Lauro António (1942-) era um jovem cinéfilo com apenas 25 anos, mas tinha já um passado bastante activo no movimento cineclubista (membro do Cineclube Universitário de Lisboa e dirigente do ABC Cineclube) e já alguma experiência enquanto crítico: tinha-se iniciado com 19 anos na página temática Bastidores do jornal A República, sob coordenação de Baptista-Bastos, onde escrevia “à borla”. Depois passou pela revista Rádio e Televisão, onde recebeu “guia de marcha” por defender um filme italiano e ser acusado por um leitor de ser “comunista”, e passara ainda pela revista Plateia, onde escrevia sobre realizadores e entrevistava personalidades.
Eduardo Prado Coelho (1944-2007) tinha então 23 anos e não tinha um passado público na crítica cinematográfica. Filho de um prestigiado professor catedrático da Universidade de Lisboa, colaborava no suplemento Diário de Lisboa Juvenil como escritor e critico literário desde os 15 anos.
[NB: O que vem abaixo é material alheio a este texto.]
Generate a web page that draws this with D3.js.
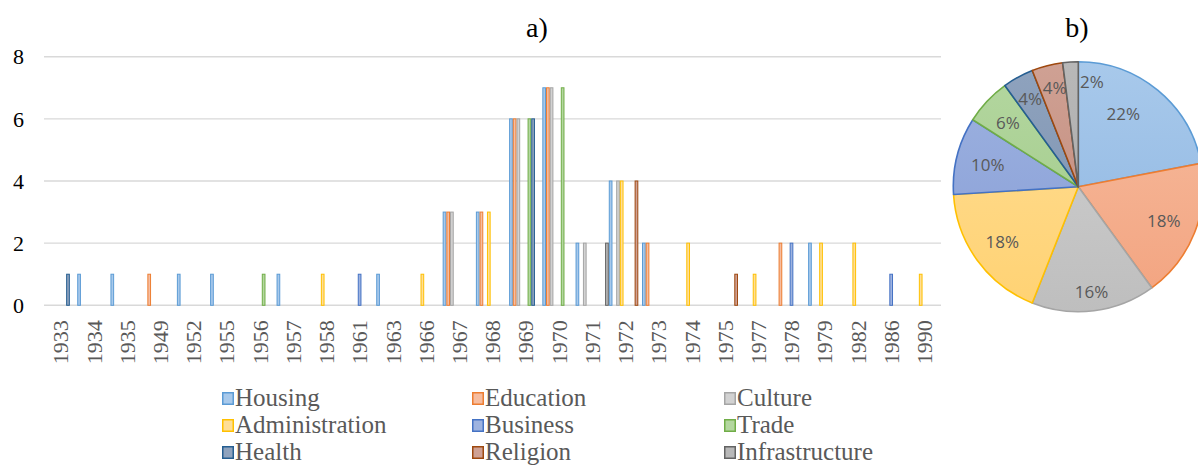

Entre o dia 29 de Fevereiro e 2 de Março, o Diário de Lisboa publicou diversas mensagens de apoio à sua atitude e de repúdio à intimidação da Cineasso, entre as quais uma assinada por diversos jovens cinéfilos que entretanto também tentavam mudar o cinema português:
No dia 14 de Março, após duas semanas de boicote, o Diário de Lisboa publica uma nova carta da Cineasso, reclamando um direito de resposta
“necessário [para] trazer igualmente ao conhecimento público o esclarecimento do que foi julgado atentório da liberdade de criticar”.
A Cineasso acabou por ceder à pressão pública e tudo voltaria, gradualmente, ao normal. No entanto, a publicidade mais rentável, os cartazes ilustrados, só mais tarde voltariam a ter a regularidade que se verificava antes do boicote.